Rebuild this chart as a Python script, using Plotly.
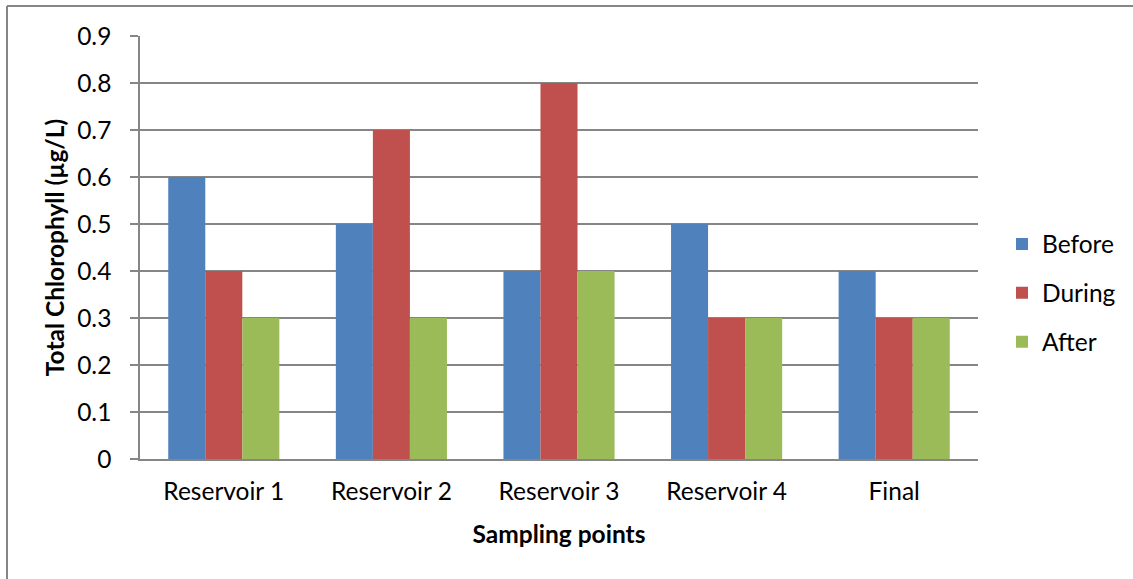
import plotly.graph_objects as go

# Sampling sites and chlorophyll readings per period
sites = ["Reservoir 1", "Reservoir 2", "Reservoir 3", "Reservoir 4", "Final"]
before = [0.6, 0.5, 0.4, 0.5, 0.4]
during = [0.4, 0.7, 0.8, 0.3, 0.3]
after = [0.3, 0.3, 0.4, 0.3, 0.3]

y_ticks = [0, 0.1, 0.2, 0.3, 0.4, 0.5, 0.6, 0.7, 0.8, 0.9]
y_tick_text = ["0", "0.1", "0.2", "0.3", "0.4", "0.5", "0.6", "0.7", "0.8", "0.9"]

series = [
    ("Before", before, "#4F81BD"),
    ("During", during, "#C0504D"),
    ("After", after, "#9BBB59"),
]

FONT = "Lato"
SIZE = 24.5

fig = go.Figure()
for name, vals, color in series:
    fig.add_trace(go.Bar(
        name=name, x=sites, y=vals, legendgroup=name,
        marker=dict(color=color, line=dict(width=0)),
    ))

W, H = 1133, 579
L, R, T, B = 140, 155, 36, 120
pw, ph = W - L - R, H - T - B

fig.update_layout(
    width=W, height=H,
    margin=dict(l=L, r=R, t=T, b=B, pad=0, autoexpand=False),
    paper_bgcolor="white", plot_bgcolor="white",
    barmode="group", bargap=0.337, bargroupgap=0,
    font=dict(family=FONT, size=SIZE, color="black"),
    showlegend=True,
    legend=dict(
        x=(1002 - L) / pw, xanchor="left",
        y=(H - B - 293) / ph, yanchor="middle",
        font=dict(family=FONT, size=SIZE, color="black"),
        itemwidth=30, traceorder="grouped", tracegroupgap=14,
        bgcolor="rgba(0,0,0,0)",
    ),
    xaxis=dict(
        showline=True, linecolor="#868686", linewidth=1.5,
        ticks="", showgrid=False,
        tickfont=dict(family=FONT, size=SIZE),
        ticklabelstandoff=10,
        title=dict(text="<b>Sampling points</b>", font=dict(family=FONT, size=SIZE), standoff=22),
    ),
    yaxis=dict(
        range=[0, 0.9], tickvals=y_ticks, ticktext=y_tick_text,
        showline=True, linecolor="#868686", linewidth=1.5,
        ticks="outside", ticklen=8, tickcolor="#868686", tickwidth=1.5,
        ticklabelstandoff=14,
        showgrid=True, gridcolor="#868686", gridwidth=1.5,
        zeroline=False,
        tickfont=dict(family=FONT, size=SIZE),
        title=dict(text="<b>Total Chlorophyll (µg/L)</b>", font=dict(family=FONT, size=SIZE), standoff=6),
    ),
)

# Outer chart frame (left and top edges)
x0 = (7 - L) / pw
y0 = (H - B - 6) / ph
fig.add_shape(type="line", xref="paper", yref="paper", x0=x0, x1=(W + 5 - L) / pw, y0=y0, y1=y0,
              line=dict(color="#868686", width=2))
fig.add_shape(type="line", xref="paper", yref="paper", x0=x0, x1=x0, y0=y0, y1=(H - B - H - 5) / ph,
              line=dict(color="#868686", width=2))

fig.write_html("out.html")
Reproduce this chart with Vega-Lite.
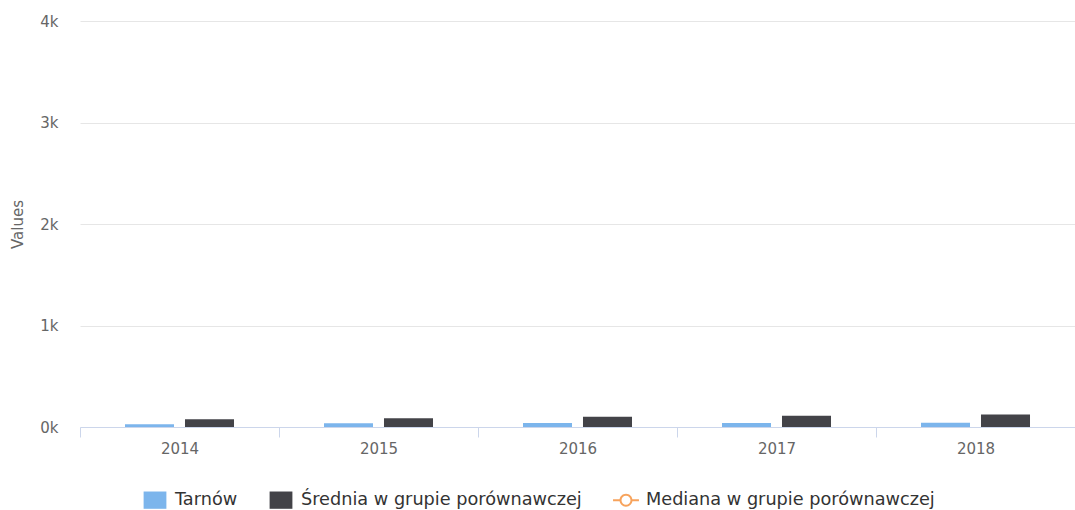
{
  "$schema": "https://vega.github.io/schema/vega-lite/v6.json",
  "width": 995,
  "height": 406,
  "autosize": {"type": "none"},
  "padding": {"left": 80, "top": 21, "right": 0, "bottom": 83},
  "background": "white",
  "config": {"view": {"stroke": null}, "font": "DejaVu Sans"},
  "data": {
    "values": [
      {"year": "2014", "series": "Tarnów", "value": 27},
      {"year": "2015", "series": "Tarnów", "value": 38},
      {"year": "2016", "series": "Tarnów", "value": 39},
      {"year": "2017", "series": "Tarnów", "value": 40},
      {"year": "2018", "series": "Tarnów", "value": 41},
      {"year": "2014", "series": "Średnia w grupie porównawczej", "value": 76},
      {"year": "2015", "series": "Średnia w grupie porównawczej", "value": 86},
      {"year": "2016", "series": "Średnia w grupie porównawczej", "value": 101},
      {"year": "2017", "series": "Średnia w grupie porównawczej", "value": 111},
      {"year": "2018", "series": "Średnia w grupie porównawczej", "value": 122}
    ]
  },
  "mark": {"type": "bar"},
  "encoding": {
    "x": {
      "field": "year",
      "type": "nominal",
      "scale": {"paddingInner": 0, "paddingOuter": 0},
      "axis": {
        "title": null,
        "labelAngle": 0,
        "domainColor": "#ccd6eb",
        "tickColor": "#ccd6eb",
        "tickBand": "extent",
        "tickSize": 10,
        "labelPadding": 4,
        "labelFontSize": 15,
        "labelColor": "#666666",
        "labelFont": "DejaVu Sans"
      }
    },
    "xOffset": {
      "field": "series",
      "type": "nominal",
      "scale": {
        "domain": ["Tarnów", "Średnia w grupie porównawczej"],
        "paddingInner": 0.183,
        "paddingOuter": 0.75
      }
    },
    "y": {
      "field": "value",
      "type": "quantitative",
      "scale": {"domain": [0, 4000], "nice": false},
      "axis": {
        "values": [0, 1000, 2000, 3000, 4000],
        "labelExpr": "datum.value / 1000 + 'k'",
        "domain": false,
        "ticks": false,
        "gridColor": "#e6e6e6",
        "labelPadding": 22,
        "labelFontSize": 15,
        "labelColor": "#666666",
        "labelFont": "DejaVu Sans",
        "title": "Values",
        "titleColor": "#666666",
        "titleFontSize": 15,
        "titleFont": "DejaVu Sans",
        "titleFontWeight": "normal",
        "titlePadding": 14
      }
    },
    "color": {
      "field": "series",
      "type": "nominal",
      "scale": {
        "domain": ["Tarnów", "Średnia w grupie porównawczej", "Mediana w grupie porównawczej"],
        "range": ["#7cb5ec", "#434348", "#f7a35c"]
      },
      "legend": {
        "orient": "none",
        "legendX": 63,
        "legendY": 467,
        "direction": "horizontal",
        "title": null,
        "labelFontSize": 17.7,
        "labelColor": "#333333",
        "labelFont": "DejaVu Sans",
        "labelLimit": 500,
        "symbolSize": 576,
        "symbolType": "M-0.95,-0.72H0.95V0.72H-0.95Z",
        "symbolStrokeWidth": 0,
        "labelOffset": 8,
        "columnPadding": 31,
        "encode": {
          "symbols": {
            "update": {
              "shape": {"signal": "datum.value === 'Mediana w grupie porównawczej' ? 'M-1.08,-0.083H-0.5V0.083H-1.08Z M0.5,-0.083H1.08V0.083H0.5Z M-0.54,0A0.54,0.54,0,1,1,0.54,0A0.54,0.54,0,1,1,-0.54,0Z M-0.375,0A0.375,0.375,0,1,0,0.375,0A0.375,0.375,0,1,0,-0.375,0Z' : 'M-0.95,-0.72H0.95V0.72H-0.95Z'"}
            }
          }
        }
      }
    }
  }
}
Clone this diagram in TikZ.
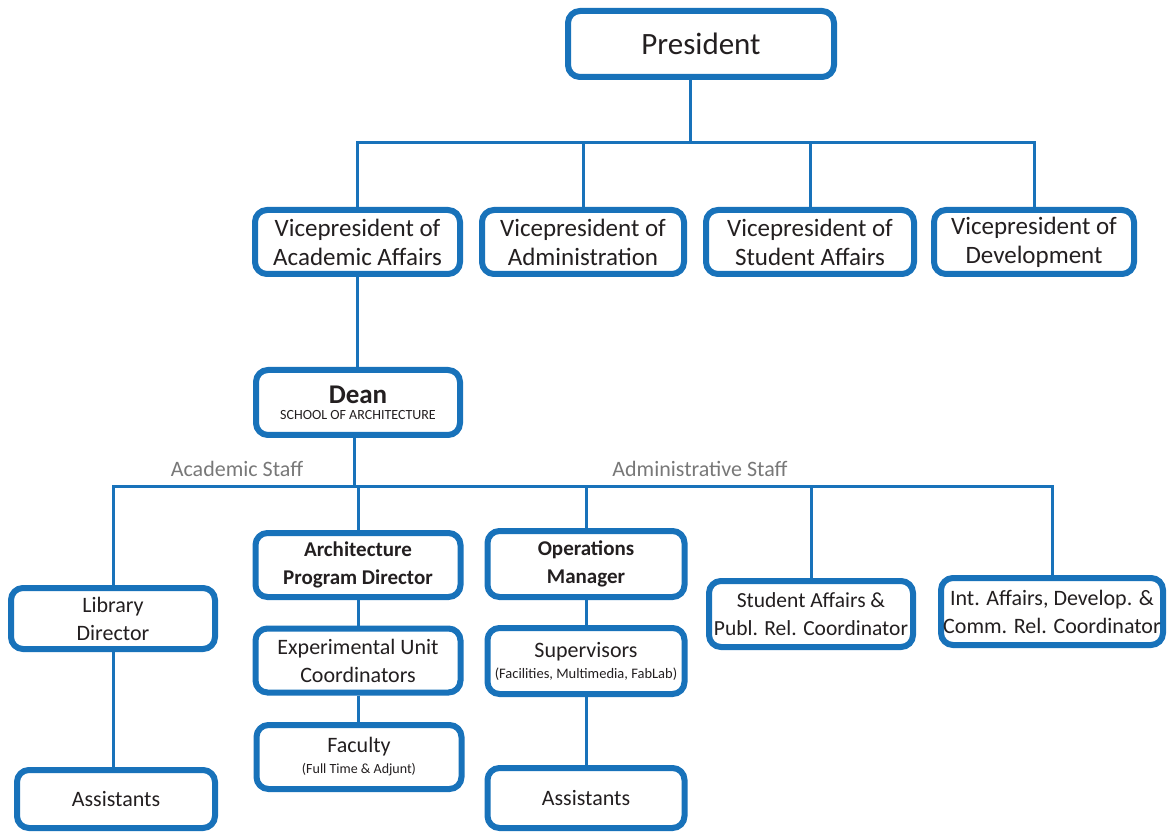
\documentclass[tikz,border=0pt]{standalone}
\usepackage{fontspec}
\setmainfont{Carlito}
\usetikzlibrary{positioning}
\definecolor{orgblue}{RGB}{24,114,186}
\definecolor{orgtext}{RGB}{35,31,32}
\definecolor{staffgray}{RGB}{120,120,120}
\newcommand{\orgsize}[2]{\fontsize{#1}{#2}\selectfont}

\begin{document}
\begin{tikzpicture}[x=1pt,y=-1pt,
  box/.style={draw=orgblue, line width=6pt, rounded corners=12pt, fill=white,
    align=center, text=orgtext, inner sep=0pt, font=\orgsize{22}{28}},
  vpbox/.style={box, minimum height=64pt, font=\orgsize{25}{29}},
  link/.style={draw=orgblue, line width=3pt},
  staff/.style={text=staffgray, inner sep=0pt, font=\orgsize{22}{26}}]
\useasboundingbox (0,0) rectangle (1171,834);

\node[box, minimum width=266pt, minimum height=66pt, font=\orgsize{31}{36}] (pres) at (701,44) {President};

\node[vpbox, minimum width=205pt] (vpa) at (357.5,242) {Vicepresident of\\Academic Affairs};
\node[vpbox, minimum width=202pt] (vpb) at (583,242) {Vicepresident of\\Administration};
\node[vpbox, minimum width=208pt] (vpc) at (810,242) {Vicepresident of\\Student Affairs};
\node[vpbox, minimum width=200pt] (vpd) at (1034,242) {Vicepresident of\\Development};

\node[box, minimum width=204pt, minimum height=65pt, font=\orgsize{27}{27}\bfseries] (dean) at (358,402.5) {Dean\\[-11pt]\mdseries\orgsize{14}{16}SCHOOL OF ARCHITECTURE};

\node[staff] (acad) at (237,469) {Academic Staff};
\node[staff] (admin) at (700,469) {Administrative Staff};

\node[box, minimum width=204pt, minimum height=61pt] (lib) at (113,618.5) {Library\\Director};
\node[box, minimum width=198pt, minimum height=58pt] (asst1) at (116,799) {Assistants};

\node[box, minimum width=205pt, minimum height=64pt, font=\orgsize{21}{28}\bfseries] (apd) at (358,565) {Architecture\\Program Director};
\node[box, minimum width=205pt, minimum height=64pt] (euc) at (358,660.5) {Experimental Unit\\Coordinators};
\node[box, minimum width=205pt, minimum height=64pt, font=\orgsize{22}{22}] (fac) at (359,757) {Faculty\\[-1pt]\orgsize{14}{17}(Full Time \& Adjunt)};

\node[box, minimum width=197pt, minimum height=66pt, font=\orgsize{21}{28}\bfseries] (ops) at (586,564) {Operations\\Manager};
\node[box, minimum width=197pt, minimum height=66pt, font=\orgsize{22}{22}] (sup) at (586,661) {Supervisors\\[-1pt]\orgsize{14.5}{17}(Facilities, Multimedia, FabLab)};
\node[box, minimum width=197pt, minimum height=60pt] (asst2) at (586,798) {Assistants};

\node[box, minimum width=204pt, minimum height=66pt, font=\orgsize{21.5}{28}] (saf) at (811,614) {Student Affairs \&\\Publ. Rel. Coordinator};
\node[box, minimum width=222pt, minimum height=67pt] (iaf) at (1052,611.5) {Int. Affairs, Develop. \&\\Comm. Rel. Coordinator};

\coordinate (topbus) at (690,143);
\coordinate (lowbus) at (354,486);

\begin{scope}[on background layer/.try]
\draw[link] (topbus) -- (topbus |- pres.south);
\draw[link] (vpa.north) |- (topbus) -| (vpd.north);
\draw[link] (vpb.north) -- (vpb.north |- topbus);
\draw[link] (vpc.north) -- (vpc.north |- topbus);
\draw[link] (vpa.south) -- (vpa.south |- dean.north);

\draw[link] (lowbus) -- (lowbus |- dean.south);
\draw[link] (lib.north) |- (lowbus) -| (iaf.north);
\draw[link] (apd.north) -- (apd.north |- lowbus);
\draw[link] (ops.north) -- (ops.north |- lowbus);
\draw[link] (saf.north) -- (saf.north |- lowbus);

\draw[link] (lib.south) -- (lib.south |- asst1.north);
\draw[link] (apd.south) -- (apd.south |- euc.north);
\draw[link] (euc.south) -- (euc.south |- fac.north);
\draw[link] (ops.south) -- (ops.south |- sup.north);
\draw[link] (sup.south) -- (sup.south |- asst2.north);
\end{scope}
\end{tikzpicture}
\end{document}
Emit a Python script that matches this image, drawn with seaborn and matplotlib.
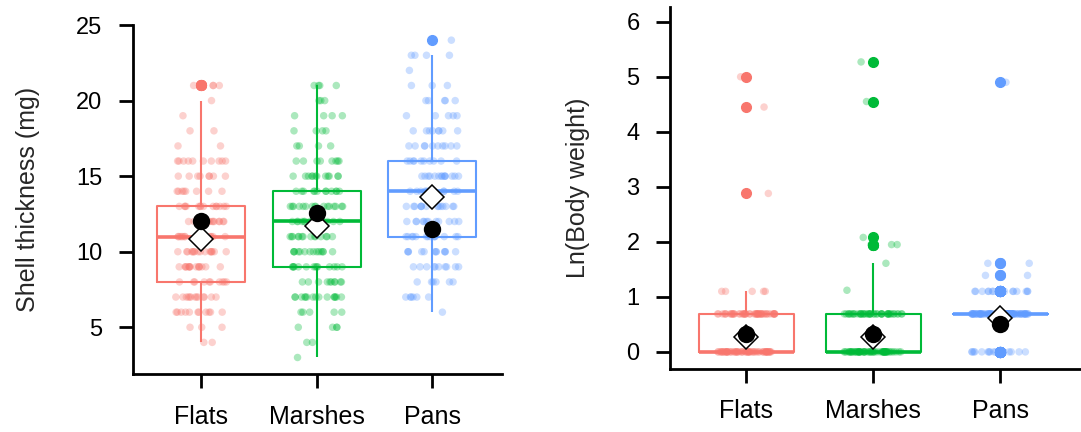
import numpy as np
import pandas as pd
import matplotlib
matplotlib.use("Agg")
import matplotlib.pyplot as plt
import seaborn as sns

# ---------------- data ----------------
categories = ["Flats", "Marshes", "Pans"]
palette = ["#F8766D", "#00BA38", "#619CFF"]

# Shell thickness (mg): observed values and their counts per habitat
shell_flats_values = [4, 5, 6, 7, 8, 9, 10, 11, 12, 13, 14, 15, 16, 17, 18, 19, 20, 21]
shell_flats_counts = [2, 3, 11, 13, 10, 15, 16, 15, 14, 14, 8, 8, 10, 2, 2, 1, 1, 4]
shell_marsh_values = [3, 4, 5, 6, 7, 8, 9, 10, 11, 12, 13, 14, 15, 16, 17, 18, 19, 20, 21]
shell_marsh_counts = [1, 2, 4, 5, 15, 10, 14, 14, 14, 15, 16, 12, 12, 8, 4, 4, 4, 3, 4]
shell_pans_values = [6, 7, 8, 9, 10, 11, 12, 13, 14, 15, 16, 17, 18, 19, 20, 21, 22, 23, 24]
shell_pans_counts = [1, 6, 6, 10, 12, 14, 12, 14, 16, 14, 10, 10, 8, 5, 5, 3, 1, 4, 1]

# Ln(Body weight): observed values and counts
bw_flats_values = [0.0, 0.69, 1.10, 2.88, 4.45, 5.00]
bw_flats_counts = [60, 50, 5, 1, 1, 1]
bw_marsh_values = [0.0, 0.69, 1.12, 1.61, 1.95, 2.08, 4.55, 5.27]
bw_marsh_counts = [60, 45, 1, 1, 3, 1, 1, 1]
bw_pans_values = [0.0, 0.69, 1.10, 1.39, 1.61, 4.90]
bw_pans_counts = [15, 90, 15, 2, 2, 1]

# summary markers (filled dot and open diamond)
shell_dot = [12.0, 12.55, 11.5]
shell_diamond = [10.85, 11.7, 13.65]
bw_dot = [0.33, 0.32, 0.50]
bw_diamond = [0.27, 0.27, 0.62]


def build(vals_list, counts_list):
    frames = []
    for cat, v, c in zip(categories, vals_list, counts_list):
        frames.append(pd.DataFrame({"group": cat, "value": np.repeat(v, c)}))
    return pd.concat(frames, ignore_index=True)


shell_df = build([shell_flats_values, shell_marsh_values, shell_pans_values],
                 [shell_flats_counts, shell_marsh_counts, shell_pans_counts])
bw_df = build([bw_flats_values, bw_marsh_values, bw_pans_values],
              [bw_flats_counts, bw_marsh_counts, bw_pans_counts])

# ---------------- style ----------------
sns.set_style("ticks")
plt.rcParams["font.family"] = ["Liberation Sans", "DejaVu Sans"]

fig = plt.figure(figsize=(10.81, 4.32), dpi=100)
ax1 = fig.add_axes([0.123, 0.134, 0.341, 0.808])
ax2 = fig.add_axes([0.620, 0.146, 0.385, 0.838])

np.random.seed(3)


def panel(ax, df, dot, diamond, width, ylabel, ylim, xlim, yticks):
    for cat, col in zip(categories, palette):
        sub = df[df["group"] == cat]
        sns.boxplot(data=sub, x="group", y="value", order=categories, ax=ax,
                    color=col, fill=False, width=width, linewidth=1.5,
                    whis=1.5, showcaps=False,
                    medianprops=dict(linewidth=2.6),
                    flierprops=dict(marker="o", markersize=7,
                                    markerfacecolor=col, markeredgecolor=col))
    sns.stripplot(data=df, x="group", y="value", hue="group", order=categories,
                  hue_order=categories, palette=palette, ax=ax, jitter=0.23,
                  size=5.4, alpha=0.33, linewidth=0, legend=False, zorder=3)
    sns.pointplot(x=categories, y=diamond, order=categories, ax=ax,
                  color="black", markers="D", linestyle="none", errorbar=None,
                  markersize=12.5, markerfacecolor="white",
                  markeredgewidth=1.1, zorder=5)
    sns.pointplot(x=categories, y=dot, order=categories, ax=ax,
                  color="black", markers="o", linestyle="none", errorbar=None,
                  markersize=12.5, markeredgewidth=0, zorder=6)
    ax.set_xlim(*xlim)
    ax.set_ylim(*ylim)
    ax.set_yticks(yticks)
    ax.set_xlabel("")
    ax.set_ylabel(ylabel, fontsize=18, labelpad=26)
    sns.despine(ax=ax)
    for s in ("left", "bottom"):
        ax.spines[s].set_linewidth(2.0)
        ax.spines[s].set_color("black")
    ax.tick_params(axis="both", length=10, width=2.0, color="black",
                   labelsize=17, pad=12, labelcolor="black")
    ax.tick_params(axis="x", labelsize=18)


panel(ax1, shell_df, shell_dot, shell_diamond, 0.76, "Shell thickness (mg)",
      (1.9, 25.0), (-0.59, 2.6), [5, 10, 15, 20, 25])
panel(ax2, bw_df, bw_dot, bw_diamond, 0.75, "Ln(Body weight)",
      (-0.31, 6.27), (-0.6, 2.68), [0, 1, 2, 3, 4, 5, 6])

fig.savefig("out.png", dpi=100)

- Description of the task -
Please repeat exactly the data above from its first line to the line that contains "pw, ph = W - L - R, H - T - B", inclusive, and leave every picture out.

- Response for this exercise -
Rebuild this chart as a Python script, using Plotly.
import plotly.graph_objects as go

# Sampling sites and chlorophyll readings per period
sites = ["Reservoir 1", "Reservoir 2", "Reservoir 3", "Reservoir 4", "Final"]
before = [0.6, 0.5, 0.4, 0.5, 0.4]
during = [0.4, 0.7, 0.8, 0.3, 0.3]
after = [0.3, 0.3, 0.4, 0.3, 0.3]

y_ticks = [0, 0.1, 0.2, 0.3, 0.4, 0.5, 0.6, 0.7, 0.8, 0.9]
y_tick_text = ["0", "0.1", "0.2", "0.3", "0.4", "0.5", "0.6", "0.7", "0.8", "0.9"]

series = [
    ("Before", before, "#4F81BD"),
    ("During", during, "#C0504D"),
    ("After", after, "#9BBB59"),
]

FONT = "Lato"
SIZE = 24.5

fig = go.Figure()
for name, vals, color in series:
    fig.add_trace(go.Bar(
        name=name, x=sites, y=vals, legendgroup=name,
        marker=dict(color=color, line=dict(width=0)),
    ))

W, H = 1133, 579
L, R, T, B = 140, 155, 36, 120
pw, ph = W - L - R, H - T - B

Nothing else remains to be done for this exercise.